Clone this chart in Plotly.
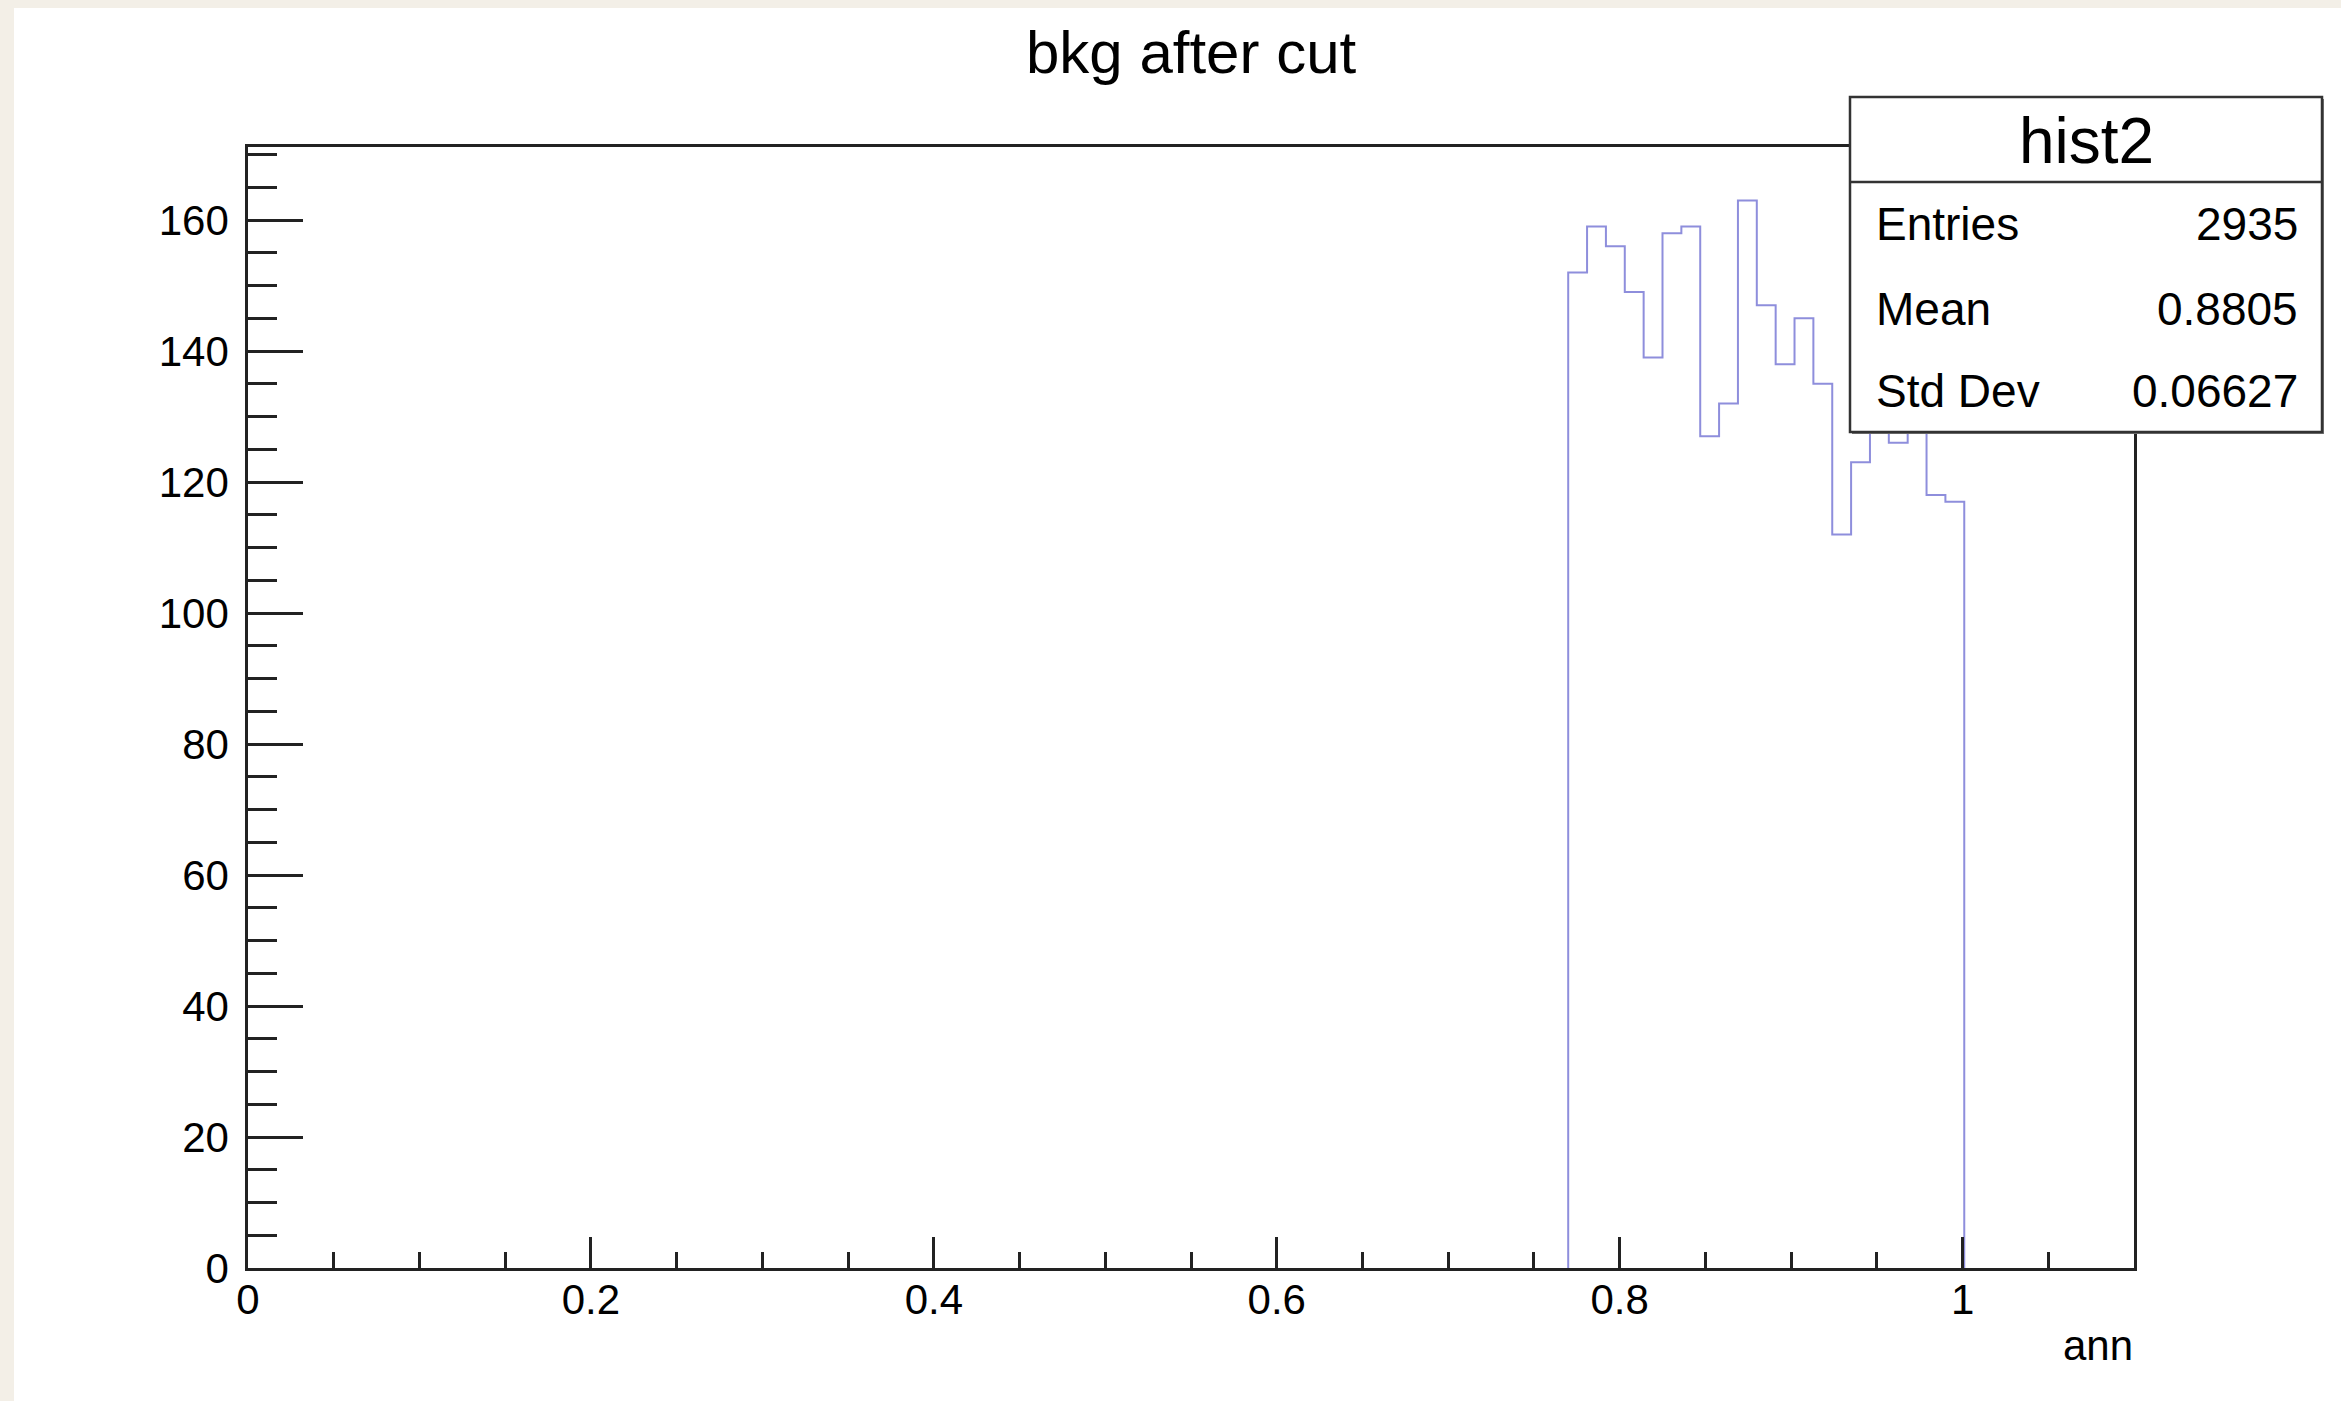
import plotly.graph_objects as go

# ---- data ----
bin_low = 0.77          # left edge of first filled bin
bin_width = 0.011       # 100 bins over [0, 1.1]
counts = [152, 159, 156, 149, 139, 158, 159, 127, 132, 163, 147,
          138, 145, 135, 112, 123, 137, 126, 143, 118, 117]

title_text = "bkg after cut"
x_title = "ann"
stats_name = "hist2"
stats_labels = ["Entries", "Mean", "Std Dev"]
stats_values = ["2935", "0.8805", "0.06627"]

x_range = [0, 1.1]
y_max = max(counts) * 1.05

# ---- build step outline ----
xs, ys = [bin_low], [0]
for i, c in enumerate(counts):
    xs += [bin_low + i * bin_width, bin_low + (i + 1) * bin_width]
    ys += [c, c]
xs.append(bin_low + len(counts) * bin_width)
ys.append(0)

W, H = 2341, 1401
L, R, T, B = 248, 207, 147, 133
pw, ph = W - L - R, H - T - B

def px(x):
    return (x - L) / pw

def py(y):
    return (H - B - y) / ph

FONT = "Liberation Sans, Arial, Helvetica, sans-serif"

fig = go.Figure()
fig.add_trace(go.Scatter(
    x=xs, y=ys, mode="lines",
    line=dict(color="#8e8edc", width=2),
    hoverinfo="skip", showlegend=False,
))

axis_common = dict(
    showline=True, linecolor="#222222", linewidth=2.5, mirror=True,
    showgrid=False, zeroline=False, ticks="inside", tickcolor="#222222",
    tickwidth=2.5, tickfont=dict(family=FONT, size=42, color="black"),
)

fig.update_layout(
    width=W, height=H,
    margin=dict(l=L, r=R, t=T, b=B, pad=0),
    paper_bgcolor="white", plot_bgcolor="white",
    xaxis=dict(range=x_range, tick0=0, dtick=0.2, ticklen=31,
               minor=dict(dtick=0.05, ticklen=16, ticks="inside",
                          tickcolor="#222222", tickwidth=2.5, showgrid=False),
               tickformat="~g", ticklabelstandoff=-7, **axis_common),
    yaxis=dict(range=[0, y_max], tick0=0, dtick=20, ticklen=55,
               minor=dict(dtick=5, ticklen=29, ticks="inside",
                          tickcolor="#222222", tickwidth=2.5, showgrid=False),
               ticklabelstandoff=8, **axis_common),
)

# beige frame strips (screenshot border)
fig.add_shape(type="rect", xref="paper", yref="paper",
              x0=px(0), x1=px(14), y0=py(H), y1=py(0),
              fillcolor="#f3efe7", line=dict(width=0), layer="below")
fig.add_shape(type="rect", xref="paper", yref="paper",
              x0=px(0), x1=px(W), y0=py(8), y1=py(0),
              fillcolor="#f3efe7", line=dict(width=0), layer="below")

# title
fig.add_annotation(text=title_text, xref="paper", yref="paper",
                   x=px(1191), y=py(52), xanchor="center", yanchor="middle",
                   showarrow=False, font=dict(family=FONT, size=60, color="black"))
# x-axis title
fig.add_annotation(text=x_title, xref="paper", yref="paper",
                   x=px(2135), y=py(1346), xanchor="right", yanchor="middle",
                   showarrow=False, font=dict(family=FONT, size=42, color="black"))

# stats box
bx0, bx1, by0, by1, bsep = 1850, 2322, 97, 432, 182
fig.add_shape(type="rect", xref="paper", yref="paper",
              x0=px(bx0 + 2), x1=px(bx1 + 2), y0=py(by1 + 2), y1=py(by0 + 2),
              fillcolor="#777777", line=dict(width=0), layer="above")
fig.add_shape(type="rect", xref="paper", yref="paper",
              x0=px(bx0), x1=px(bx1), y0=py(by1), y1=py(by0),
              fillcolor="white", line=dict(color="#333333", width=2.5), layer="above")
fig.add_shape(type="line", xref="paper", yref="paper",
              x0=px(bx0), x1=px(bx1), y0=py(bsep), y1=py(bsep),
              line=dict(color="#333333", width=2.5), layer="above")
fig.add_annotation(text=stats_name, xref="paper", yref="paper",
                   x=px((bx0 + bx1) / 2), y=py(141), xanchor="center", yanchor="middle",
                   showarrow=False, font=dict(family=FONT, size=64, color="black"))
row_y = [224, 309, 391]
for lab, val, yy in zip(stats_labels, stats_values, row_y):
    fig.add_annotation(text=lab, xref="paper", yref="paper",
                       x=px(1874), y=py(yy), xanchor="left", yanchor="middle",
                       showarrow=False, font=dict(family=FONT, size=46, color="black"))
    fig.add_annotation(text=val, xref="paper", yref="paper",
                       x=px(2300), y=py(yy), xanchor="right", yanchor="middle",
                       showarrow=False, font=dict(family=FONT, size=46, color="black"))

fig.write_html("out.html")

================================

Set task:
Copy out the whole listing exactly, and don't carry over any pictures.

Completed exercise:
Clone this chart in Plotly.
import plotly.graph_objects as go

# ---- data ----
bin_low = 0.77          # left edge of first filled bin
bin_width = 0.011       # 100 bins over [0, 1.1]
counts = [152, 159, 156, 149, 139, 158, 159, 127, 132, 163, 147,
          138, 145, 135, 112, 123, 137, 126, 143, 118, 117]

title_text = "bkg after cut"
x_title = "ann"
stats_name = "hist2"
stats_labels = ["Entries", "Mean", "Std Dev"]
stats_values = ["2935", "0.8805", "0.06627"]

x_range = [0, 1.1]
y_max = max(counts) * 1.05

# ---- build step outline ----
xs, ys = [bin_low], [0]
for i, c in enumerate(counts):
    xs += [bin_low + i * bin_width, bin_low + (i + 1) * bin_width]
    ys += [c, c]
xs.append(bin_low + len(counts) * bin_width)
ys.append(0)

W, H = 2341, 1401
L, R, T, B = 248, 207, 147, 133
pw, ph = W - L - R, H - T - B

def px(x):
    return (x - L) / pw

def py(y):
    return (H - B - y) / ph

FONT = "Liberation Sans, Arial, Helvetica, sans-serif"

fig = go.Figure()
fig.add_trace(go.Scatter(
    x=xs, y=ys, mode="lines",
    line=dict(color="#8e8edc", width=2),
    hoverinfo="skip", showlegend=False,
))

axis_common = dict(
    showline=True, linecolor="#222222", linewidth=2.5, mirror=True,
    showgrid=False, zeroline=False, ticks="inside", tickcolor="#222222",
    tickwidth=2.5, tickfont=dict(family=FONT, size=42, color="black"),
)

fig.update_layout(
    width=W, height=H,
    margin=dict(l=L, r=R, t=T, b=B, pad=0),
    paper_bgcolor="white", plot_bgcolor="white",
    xaxis=dict(range=x_range, tick0=0, dtick=0.2, ticklen=31,
               minor=dict(dtick=0.05, ticklen=16, ticks="inside",
                          tickcolor="#222222", tickwidth=2.5, showgrid=False),
               tickformat="~g", ticklabelstandoff=-7, **axis_common),
    yaxis=dict(range=[0, y_max], tick0=0, dtick=20, ticklen=55,
               minor=dict(dtick=5, ticklen=29, ticks="inside",
                          tickcolor="#222222", tickwidth=2.5, showgrid=False),
               ticklabelstandoff=8, **axis_common),
)

# beige frame strips (screenshot border)
fig.add_shape(type="rect", xref="paper", yref="paper",
              x0=px(0), x1=px(14), y0=py(H), y1=py(0),
              fillcolor="#f3efe7", line=dict(width=0), layer="below")
fig.add_shape(type="rect", xref="paper", yref="paper",
              x0=px(0), x1=px(W), y0=py(8), y1=py(0),
              fillcolor="#f3efe7", line=dict(width=0), layer="below")

# title
fig.add_annotation(text=title_text, xref="paper", yref="paper",
                   x=px(1191), y=py(52), xanchor="center", yanchor="middle",
                   showarrow=False, font=dict(family=FONT, size=60, color="black"))
# x-axis title
fig.add_annotation(text=x_title, xref="paper", yref="paper",
                   x=px(2135), y=py(1346), xanchor="right", yanchor="middle",
                   showarrow=False, font=dict(family=FONT, size=42, color="black"))

# stats box
bx0, bx1, by0, by1, bsep = 1850, 2322, 97, 432, 182
fig.add_shape(type="rect", xref="paper", yref="paper",
              x0=px(bx0 + 2), x1=px(bx1 + 2), y0=py(by1 + 2), y1=py(by0 + 2),
              fillcolor="#777777", line=dict(width=0), layer="above")
fig.add_shape(type="rect", xref="paper", yref="paper",
              x0=px(bx0), x1=px(bx1), y0=py(by1), y1=py(by0),
              fillcolor="white", line=dict(color="#333333", width=2.5), layer="above")
fig.add_shape(type="line", xref="paper", yref="paper",
              x0=px(bx0), x1=px(bx1), y0=py(bsep), y1=py(bsep),
              line=dict(color="#333333", width=2.5), layer="above")
fig.add_annotation(text=stats_name, xref="paper", yref="paper",
                   x=px((bx0 + bx1) / 2), y=py(141), xanchor="center", yanchor="middle",
                   showarrow=False, font=dict(family=FONT, size=64, color="black"))
row_y = [224, 309, 391]
for lab, val, yy in zip(stats_labels, stats_values, row_y):
    fig.add_annotation(text=lab, xref="paper", yref="paper",
                       x=px(1874), y=py(yy), xanchor="left", yanchor="middle",
                       showarrow=False, font=dict(family=FONT, size=46, color="black"))
    fig.add_annotation(text=val, xref="paper", yref="paper",
                       x=px(2300), y=py(yy), xanchor="right", yanchor="middle",
                       showarrow=False, font=dict(family=FONT, size=46, color="black"))

fig.write_html("out.html")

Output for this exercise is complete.